Filip Petrušev hoping to show enough in summer league to stick around with 76ers

When Filip Petrušev signed a deal with Anadolu Efes in Turkey last year, he was intentional about making it a one-year commitment only: staying true to his desire to continue his professional career in the NBA.

“I signed a one-year deal so I can be available,” Petrušev told Keith Pompey of the Philadelphia Inquirer. “Then if not, I’ll just sign one more year in Europe. So I will try to be available after every year.”

Petrušev had a dominant sophomore campaign at Gonzaga in 19-20, averaging 17.5 points and 7.9 rebounds while shooting 56.2% from the field, earning WCC Player of the Year honors.

Instead of returning for more seasoning at Gonzaga (which would have been tough because of Drew Timme’s emergence) Petrušev opted to play overseas for a year before testing the NBA draft waters.

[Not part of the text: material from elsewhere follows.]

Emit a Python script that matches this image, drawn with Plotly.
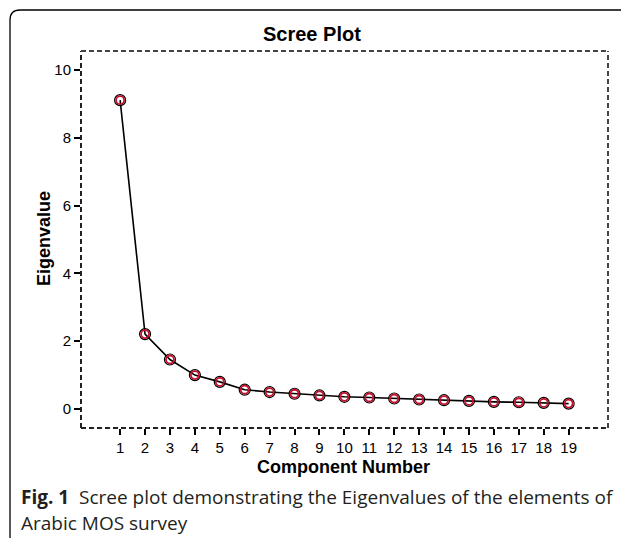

The decision paid off spectacularly for both the Zags and Petrušev, as he played one year with Mega Bemax in his hometown of Belgrade, Serbia, and won MVP honors while averaging 23.6 points, 7.6 rebounds, and 3.8 assists while shooting 57.9% from the field and an excellent 41.9% from downtown.

That led to Petrušev getting selected No. 50 overall by the 76ers in the 2021 NBA draft. Philadelphia elected to keep Petrušev overseas, and he played last year in Turkey with the goal of returning to the NBA in 2022.

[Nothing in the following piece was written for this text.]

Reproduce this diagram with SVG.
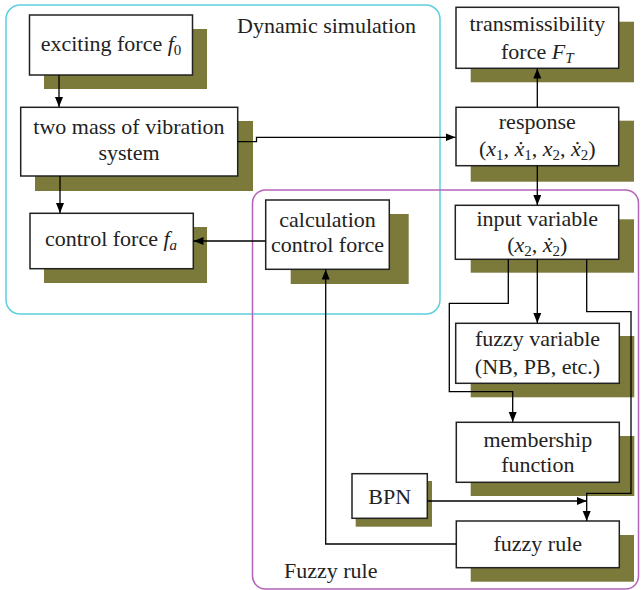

The 76ers don’t have any roster spots or two-way contracts readily available at the moment, meaning Petrušev will have to really shine in summer league if he wants to get his chance.

The early results are just subpar, with Petrušev scoring two points and grabbing four boards in about eight minutes of action in his first contest. He played 15 minutes in game two, and while his three assists and two steals were a nice bonus, he only totaled two points on 1-5 shooting.

Petrušev’s NBA future likely depends on his ability to stretch the floor, something he has only really displayed in that one season in Serbia. If he can become more consistent as a knockdown outside shooter, and can at least hold his own on the defensive end of the floor, a job in the NBA should be on the horizon.